La reforma de la reforma se podría centrar en el rediseño completo del sistema profesional docente, sin eliminar los concursos de ingreso y de promoción, pero con la inclusión de concursos de promoción en la función con aumentos sustanciales de ingresos entre categoría y categoría. La evaluación del desempeño tendría, así, un carácter promocional, en lugar de estar asociado a un sistema sancionador. Los colegios profesionales podrían ser la vía de democratización de la representación magisterial y de canalización de su participación en las comisiones dictaminadoras de concursos del sistema de carrera.

Una buena parte de un posible aumento en el gasto educativo debería orientarse a la creación de un sistema nacional de formación continua del magisterio, mientras que otro buen tanto se debería destinar al aumento salarial progresivo de los profesores que entren al sistema de promoción en la carrera. Con ello se ganaría el respaldo de los profesores a un modelo educativo novedoso que impulsara el aumento de las competencias de los estudiantes mexicanos.

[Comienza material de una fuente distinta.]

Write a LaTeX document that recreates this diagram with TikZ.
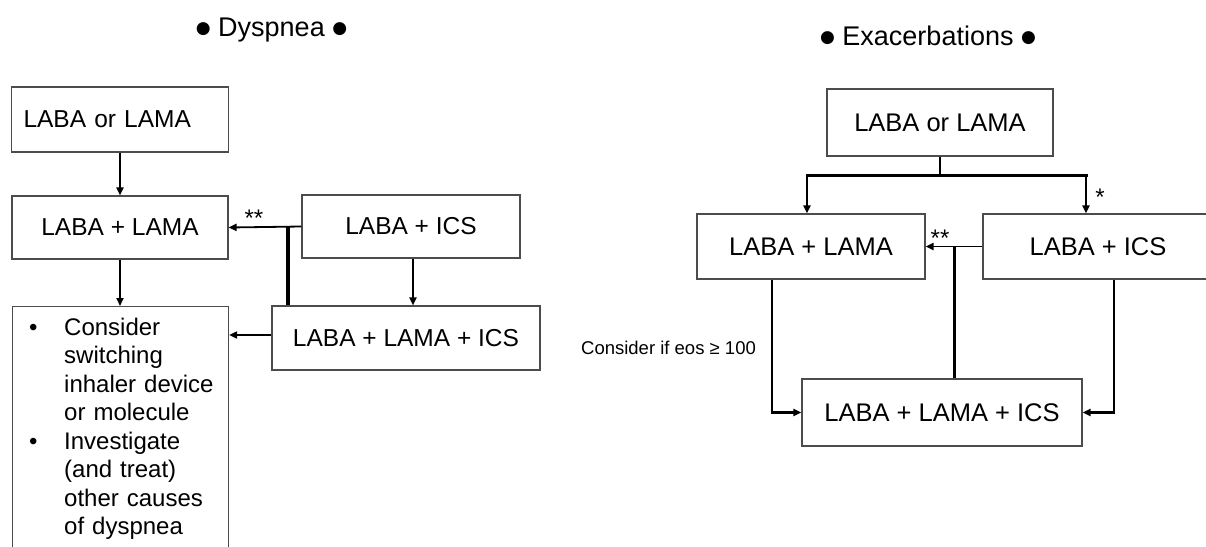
\documentclass[tikz,border=0pt]{standalone}
\usepackage{fontspec}
\setmainfont{Liberation Sans}
\newfontfamily\dvsans{DejaVu Sans}
\newcommand{\tbul}{\raisebox{3pt}{\dvsans\fontsize{17}{20}\selectfont ●}}
\usetikzlibrary{arrows.meta}
\begin{document}
\begin{tikzpicture}[x=1pt,y=-1pt,
  box/.style={draw=black!70, line width=1.1pt, rectangle, inner sep=0pt, font=\fontsize{24.5}{29}\selectfont},
  rbox/.style={box, font=\fontsize{25.5}{30}\selectfont},
  arr/.style={line width=1.8pt, -{Triangle[length=8pt,width=7pt]}},
  arrR/.style={line width=2.4pt, -{Triangle[length=8pt,width=7pt]}},
  heavy/.style={line width=4pt},
  heavyR/.style={line width=3pt},
  ttl/.style={font=\fontsize{27}{30}\selectfont, inner sep=0pt, anchor=base},
  star/.style={font=\fontsize{24}{26}\selectfont, inner sep=0pt, anchor=base},
  btxt/.style={font=\fontsize{24}{28.5}\selectfont, inner sep=0pt, anchor=base west}
]
\useasboundingbox (0,0) rectangle (1206,546);
\clip (0,0) rectangle (1206,546);

% ---------------- left: Dyspnea ----------------
\node[ttl] (t1) at (271.5,36) {\tbul\ Dyspnea \tbul};

\node[box, minimum height=65pt, text width=193pt, inner xsep=12pt, align=left] (box1) at (120,119.5) {LABA or LAMA};
\node[box, minimum width=216pt, minimum height=63pt] (box2) at (120,227.5) {LABA + LAMA};
\node[box, minimum width=218pt, minimum height=63pt] (box3) at (411,226.5) {LABA + ICS};
\node[box, minimum width=268pt, minimum height=64pt] (box4) at (406,338) {LABA + LAMA + ICS};
\node[box, anchor=north west, minimum width=216pt, minimum height=300pt] (box5) at (12,306) {};
\node[btxt] (bul1) at (29,335) {•};
\node[btxt] (bul2) at (29,449) {•};
\node[btxt, text width=165pt, align=left] (box5t) at (64,335)
  {Consider\\ switching\\ inhaler device\\ or molecule\\ Investigate\\ (and treat)\\ other causes\\ of dyspnea};

\draw[arr] (box1.south) -- (box2.north);
\draw[arr] (box3.west) -- (box2.east);
\node[star] (s1) at (254,226) {**};
\coordinate (j1) at (288,226.5);
\draw[heavy] (j1) -- (j1 |- box4.north);
\draw[arr] (box2.south) -- (box5.north -| box2.south);
\draw[arr] ([xshift=2pt]box3.south) -- ([xshift=2pt]box3.south |- box4.north);
\draw[arr] ([yshift=3pt]box4.west) -- ([yshift=3pt]box4.west -| box5.east);

% ---------------- right: Exacerbations ----------------
\node[ttl] (t2) at (928,45) {\tbul\ Exacerbations \tbul};

\node[rbox, minimum width=226pt, minimum height=67pt] (box6) at (940,122.5) {LABA or LAMA};
\node[rbox, minimum width=228pt, minimum height=65pt] (box7) at (811,246.5) {LABA + LAMA};
\node[rbox, minimum width=230pt, minimum height=65pt] (box8) at (1098,246.5) {LABA + ICS};
\node[rbox, minimum width=280pt, minimum height=67pt] (box9) at (942,412.5) {LABA + LAMA + ICS};

\coordinate (bl) at (807,175);
\coordinate (br) at (1086,175);
\draw[line width=2.4pt] (box6.south) -- (box6.south |- bl);
\draw[heavyR, line cap=rect] (bl) -- (br);
\draw[arrR] (bl) -- (bl |- box7.north);
\draw[arrR] (br) -- (br |- box8.north);
\node[star] (s2) at (1100,205) {*};

\draw[arr] (box8.west) -- (box7.east);
\node[star] (s3) at (940,246) {**};
\coordinate (j2) at (954,246.5);
\draw[heavyR] (j2) -- (j2 |- box9.north);

\draw[arrR] ([xshift=-39pt]box7.south) |- (box9.west);
\draw[arrR] ([xshift=16pt]box8.south) |- (box9.east);
\node[font=\fontsize{18.5}{20}\selectfont, inner sep=0pt] (lab) at (668.5,348) {Consider if eos ≥ 100};
\end{tikzpicture}
\end{document}
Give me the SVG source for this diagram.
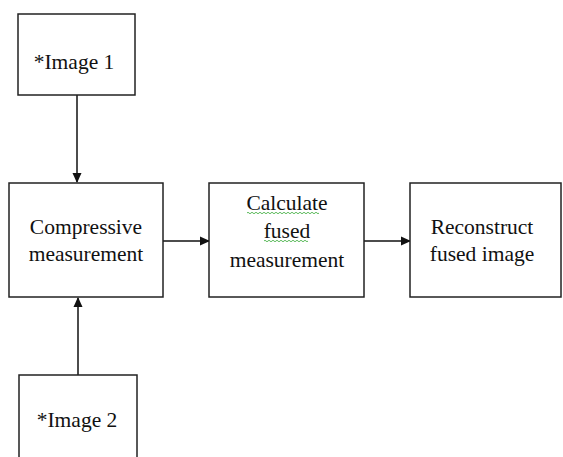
<svg xmlns="http://www.w3.org/2000/svg" width="563" height="457" viewBox="0 0 563 457">
<style>
.box{fill:#fff;stroke:#222;stroke-width:1.5}
.t{font-family:"Liberation Serif","Times New Roman",serif;font-size:21.5px;fill:#111;text-anchor:middle}
.c{stroke:#111;stroke-width:1.5;fill:none}
.sq{stroke:#3a3;stroke-width:0.8;fill:none}
</style>
<defs>
<marker id="ah" markerWidth="10" markerHeight="10" refX="9" refY="5" orient="auto" markerUnits="userSpaceOnUse">
<path d="M0,0.5 L10,5 L0,9.5 Z" fill="#111"/>
</marker>
</defs>
<rect width="563" height="457" fill="#fff"/>
<g id="connectors">
<line class="c" x1="77" y1="95" x2="77" y2="182" marker-end="url(#ah)"/>
<line class="c" x1="78" y1="375" x2="78" y2="298" marker-end="url(#ah)"/>
<line class="c" x1="163" y1="241" x2="209" y2="241" marker-end="url(#ah)"/>
<line class="c" x1="364" y1="241" x2="410" y2="241" marker-end="url(#ah)"/>
</g>
<g id="image1">
<rect class="box" x="18" y="14" width="117" height="81"/>
<text class="t" x="74" y="69">*Image 1</text>
</g>
<g id="compressive">
<rect class="box" x="9" y="183" width="154" height="114"/>
<text class="t" x="86" y="234">Compressive</text>
<text class="t" x="86" y="261">measurement</text>
</g>
<g id="calculate">
<rect class="box" x="209" y="183" width="155" height="114"/>
<text class="t" x="287" y="210">Calculate</text>
<text class="t" x="287" y="238">fused</text>
<text class="t" x="287" y="267">measurement</text>
<path class="sq" d="M247,213 q1,-1.5 2,0 t2,0 t2,0 t2,0 t2,0 t2,0 t2,0 t2,0 t2,0 t2,0 t2,0 t2,0 t2,0 t2,0 t2,0 t2,0 t2,0 t2,0 t2,0 t2,0 t2,0 t2,0 t2,0 t2,0 t2,0 t2,0 t2,0 t2,0 t2,0 t2,0 t2,0 t2,0 t2,0 t2,0 t2,0 t2,0"/>
<path class="sq" d="M264,241 q1,-1.5 2,0 t2,0 t2,0 t2,0 t2,0 t2,0 t2,0 t2,0 t2,0 t2,0 t2,0 t2,0 t2,0 t2,0 t2,0 t2,0 t2,0 t2,0 t2,0 t2,0 t2,0 t2,0"/>
</g>
<g id="reconstruct">
<rect class="box" x="410" y="183" width="151" height="114"/>
<text class="t" x="482" y="234">Reconstruct</text>
<text class="t" x="482" y="261">fused image</text>
</g>
<g id="image2">
<rect class="box" x="19" y="375" width="118" height="90"/>
<text class="t" x="77" y="427">*Image 2</text>
</g>
</svg>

Sin embargo, López Obrador no está comprometido con el desempeño del sistema educativo en el largo plazo. Su vista está colocada no en la calidad de la educación básica y media –en la cual, por cierto, se concentra el mayor porcentaje de deserción–, sino en la cobertura de la educación superior hoy, supongo que con la idea de que la incorporación de los jóvenes a la educación superior va a contribuir a disminuir la violencia y a mejorar las expectativas de futuro de la generación que está llegando ahora a la edad laboral. El riesgo es que sus cien universidades, de nacer, sean meras simulaciones, con niveles ínfimos de calidad, un gasto enorme que solo aplace la incorporación al mercado de trabajo sin mejorar realmente las expectativas salariales y de bienestar, tanto por la falta de crecimiento del empleo como por la baja formación que no capacite realmente para el tipo de trabajo que el cambio tecnológico irá creando.